▸ **What you need to do**:
Take the material below and retype it in full; pictures are left out.

=-=-=-=-=

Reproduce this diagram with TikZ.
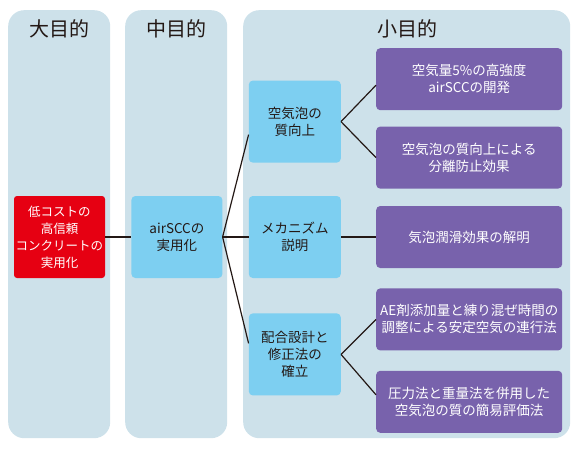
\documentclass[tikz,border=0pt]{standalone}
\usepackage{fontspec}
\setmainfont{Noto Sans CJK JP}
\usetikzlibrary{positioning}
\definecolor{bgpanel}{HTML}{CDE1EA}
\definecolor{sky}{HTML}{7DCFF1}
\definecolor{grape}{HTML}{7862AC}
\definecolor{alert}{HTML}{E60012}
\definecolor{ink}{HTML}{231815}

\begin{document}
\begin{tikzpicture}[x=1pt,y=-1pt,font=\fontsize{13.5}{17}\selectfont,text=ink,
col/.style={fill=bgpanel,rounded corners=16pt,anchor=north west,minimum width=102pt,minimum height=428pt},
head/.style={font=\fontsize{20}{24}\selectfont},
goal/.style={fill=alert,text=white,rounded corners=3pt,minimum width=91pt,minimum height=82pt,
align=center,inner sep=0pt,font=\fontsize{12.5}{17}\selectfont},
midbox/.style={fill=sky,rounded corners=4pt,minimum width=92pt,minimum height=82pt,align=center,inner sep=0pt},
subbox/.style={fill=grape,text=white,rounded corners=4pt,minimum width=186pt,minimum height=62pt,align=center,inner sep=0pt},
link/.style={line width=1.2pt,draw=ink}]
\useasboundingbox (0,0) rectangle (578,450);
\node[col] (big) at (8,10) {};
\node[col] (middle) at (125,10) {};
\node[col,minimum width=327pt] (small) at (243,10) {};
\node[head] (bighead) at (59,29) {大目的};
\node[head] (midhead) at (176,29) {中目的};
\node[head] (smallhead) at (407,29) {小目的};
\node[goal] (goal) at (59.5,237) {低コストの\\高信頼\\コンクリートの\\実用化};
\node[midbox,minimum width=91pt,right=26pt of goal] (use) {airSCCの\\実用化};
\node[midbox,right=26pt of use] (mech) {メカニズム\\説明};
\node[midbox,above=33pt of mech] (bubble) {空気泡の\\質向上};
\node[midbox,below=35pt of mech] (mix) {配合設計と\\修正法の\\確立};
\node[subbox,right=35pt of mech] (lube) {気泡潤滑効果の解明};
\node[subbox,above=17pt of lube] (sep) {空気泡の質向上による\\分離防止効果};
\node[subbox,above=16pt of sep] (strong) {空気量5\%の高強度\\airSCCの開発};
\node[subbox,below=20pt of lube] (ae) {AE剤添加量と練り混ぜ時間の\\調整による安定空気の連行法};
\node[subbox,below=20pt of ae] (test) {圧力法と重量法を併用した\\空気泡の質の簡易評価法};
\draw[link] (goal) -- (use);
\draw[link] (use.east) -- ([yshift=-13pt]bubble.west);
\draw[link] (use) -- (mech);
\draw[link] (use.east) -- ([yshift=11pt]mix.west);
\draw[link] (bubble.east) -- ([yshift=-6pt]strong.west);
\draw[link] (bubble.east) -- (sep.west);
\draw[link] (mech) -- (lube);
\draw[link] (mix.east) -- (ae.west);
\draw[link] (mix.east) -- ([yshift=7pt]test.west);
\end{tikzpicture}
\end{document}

=-=-=-=-=

▸ **Answer below**:
Reproduce this diagram with TikZ.
\documentclass[tikz,border=0pt]{standalone}
\usepackage{fontspec}
\setmainfont{Noto Sans CJK JP}
\usetikzlibrary{positioning}
\definecolor{bgpanel}{HTML}{CDE1EA}
\definecolor{sky}{HTML}{7DCFF1}
\definecolor{grape}{HTML}{7862AC}
\definecolor{alert}{HTML}{E60012}
\definecolor{ink}{HTML}{231815}

\begin{document}
\begin{tikzpicture}[x=1pt,y=-1pt,font=\fontsize{13.5}{17}\selectfont,text=ink,
col/.style={fill=bgpanel,rounded corners=16pt,anchor=north west,minimum width=102pt,minimum height=428pt},
head/.style={font=\fontsize{20}{24}\selectfont},
goal/.style={fill=alert,text=white,rounded corners=3pt,minimum width=91pt,minimum height=82pt,
align=center,inner sep=0pt,font=\fontsize{12.5}{17}\selectfont},
midbox/.style={fill=sky,rounded corners=4pt,minimum width=92pt,minimum height=82pt,align=center,inner sep=0pt},
subbox/.style={fill=grape,text=white,rounded corners=4pt,minimum width=186pt,minimum height=62pt,align=center,inner sep=0pt},
link/.style={line width=1.2pt,draw=ink}]
\useasboundingbox (0,0) rectangle (578,450);
\node[col] (big) at (8,10) {};
\node[col] (middle) at (125,10) {};
\node[col,minimum width=327pt] (small) at (243,10) {};
\node[head] (bighead) at (59,29) {大目的};
\node[head] (midhead) at (176,29) {中目的};
\node[head] (smallhead) at (407,29) {小目的};
\node[goal] (goal) at (59.5,237) {低コストの\\高信頼\\コンクリートの\\実用化};
\node[midbox,minimum width=91pt,right=26pt of goal] (use) {airSCCの\\実用化};
\node[midbox,right=26pt of use] (mech) {メカニズム\\説明};
\node[midbox,above=33pt of mech] (bubble) {空気泡の\\質向上};
\node[midbox,below=35pt of mech] (mix) {配合設計と\\修正法の\\確立};
\node[subbox,right=35pt of mech] (lube) {気泡潤滑効果の解明};
\node[subbox,above=17pt of lube] (sep) {空気泡の質向上による\\分離防止効果};
\node[subbox,above=16pt of sep] (strong) {空気量5\%の高強度\\airSCCの開発};
\node[subbox,below=20pt of lube] (ae) {AE剤添加量と練り混ぜ時間の\\調整による安定空気の連行法};
\node[subbox,below=20pt of ae] (test) {圧力法と重量法を併用した\\空気泡の質の簡易評価法};
\draw[link] (goal) -- (use);
\draw[link] (use.east) -- ([yshift=-13pt]bubble.west);
\draw[link] (use) -- (mech);
\draw[link] (use.east) -- ([yshift=11pt]mix.west);
\draw[link] (bubble.east) -- ([yshift=-6pt]strong.west);
\draw[link] (bubble.east) -- (sep.west);
\draw[link] (mech) -- (lube);
\draw[link] (mix.east) -- (ae.west);
\draw[link] (mix.east) -- ([yshift=7pt]test.west);
\end{tikzpicture}
\end{document}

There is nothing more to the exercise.